Our ruling that a pro forma motion for new trial does not suspend the running of the period of appeal finds support in an express provision of the Rules requiring the movant for new trial to point out specifically the findings or conclusions of the judgment which are contrary to law, or which are not sufficiently borne out by the evidence. (Section 2 of Rule 37.).

Under section 146 of the old Code of Civil Procedure (Act No. 190), it was not necessary in a motion for new trial to point out the specific conclusions or findings of fact which were not supported by the evidence or by the law. The motion entitled the movant or appellant to a review of the judgment or decision, even if the alleged conclusion of law or finding of fact disputed is not specially set forth in the motion for new trial (provided that an exception to the order denying the motion for new trial above-mentioned was made). So the real purpose of the motion for new trial on the ground of insufficiency of evidence or on the ground that it is contrary to law, under the old Rule, was to secure a review of the decision by the appellate court, not to make the trial court rendering the decision re-examine the questioned finding of fact or conclusion of law with a view to its reconsideration.

Since the adoption of the new Rules, motions on the ground of insufficiency of evidence or on the ground that the judgment is contrary to law which do not point out the supposed defects in the judgment, permitted under the Code of Civil Procedure as above set forth, have been called pro forma. Such motions are not permitted under the new Rules. This requires the movant for the new trial based on the ground of insufficiency or contrariness to law to point out the findings of fact or conclusions of law supposed to be insufficiency borne out by the evidence or contrary to law; and we have held that they do not interrupt the period of appeal because they merely cause delay.

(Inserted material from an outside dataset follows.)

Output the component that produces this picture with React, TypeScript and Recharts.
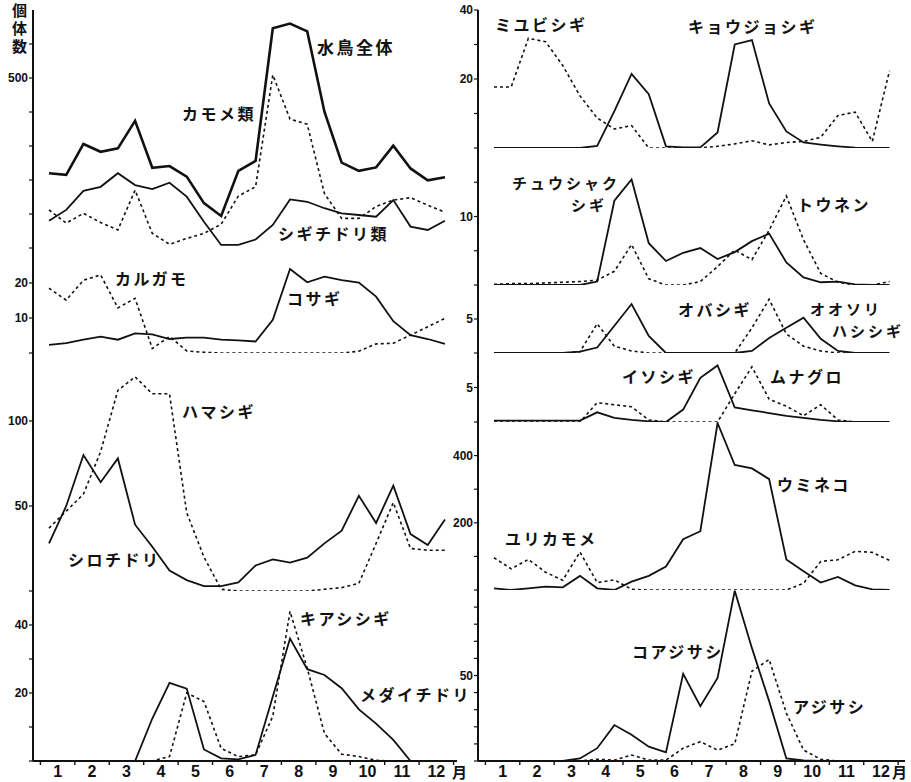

While we feel justified in ruling that a pro forma motion for new trial does not interrupt the period of appeal, because such a motion is not authorized or permitted by the Rules, we do not feel so as to motions for new trial which may cause delay merely but whose use has not been outlawed by us. We have not prohibited the presentation of a motion for new trial on grounds previously raised in a motion prior to the rendition of the judgment. A ground may be insufficient for granting a continuance, but it may be sufficient for the setting aside of a judgment rendered after denial of the continuance, as when the judgment is very unjust or unreasonable and its unreasonableness was not expected at the time the continuance is being prayed for. So it does not follow necessarily that because a motion for continuance had been denied, the ground used for demanding such continuance, like illness, may not be sufficient ground for obtaining a reconsideration or setting aside of a judgment.

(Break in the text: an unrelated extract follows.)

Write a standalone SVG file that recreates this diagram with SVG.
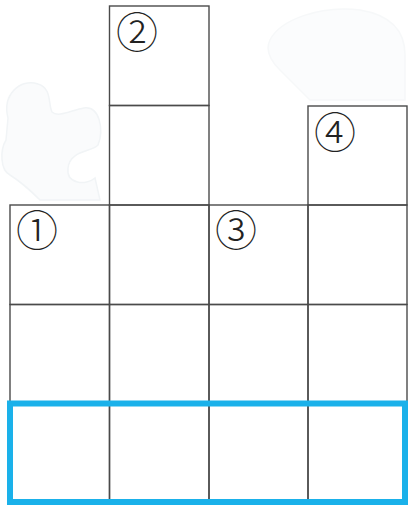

Considering the above possibilities and the general rule that the presentation of a motion for new trial after judgment ordinarily suspends the period of appeal, and there being no express prohibition against the presentation of a motion for new trial on grounds already previously raised, we are loathe to penalize a party for taking advantages of the remedy expressly authorized him by the Rules, even if it may cause some delay, by holding that his motion for new trial does not suspend the period of appeal. Were we to hold that his motion for new trial did not suspend the period of appeal, we will be depriving him of this day in court, a constitutional right, on a ground of debious justice and soundness. We feel that the ends of justice would be better subserved by an oppontunity for the review of the orders of the court denying continuance and denying petitionersthe right to present their evidence.

The certiorari prayed for is hereby granted and the order of the Court of Appeals reversed and the record on appeal ordered to be certified to the latter court for proceedings in accordance with the Rules. Without costs.

Paras, C. J., Bengzon, Padilla, Montemayor, Reyes, A., Jugo, Bautista Angelo, Concepcion, Reyes, J. B. L. and Endencia, JJ., concur.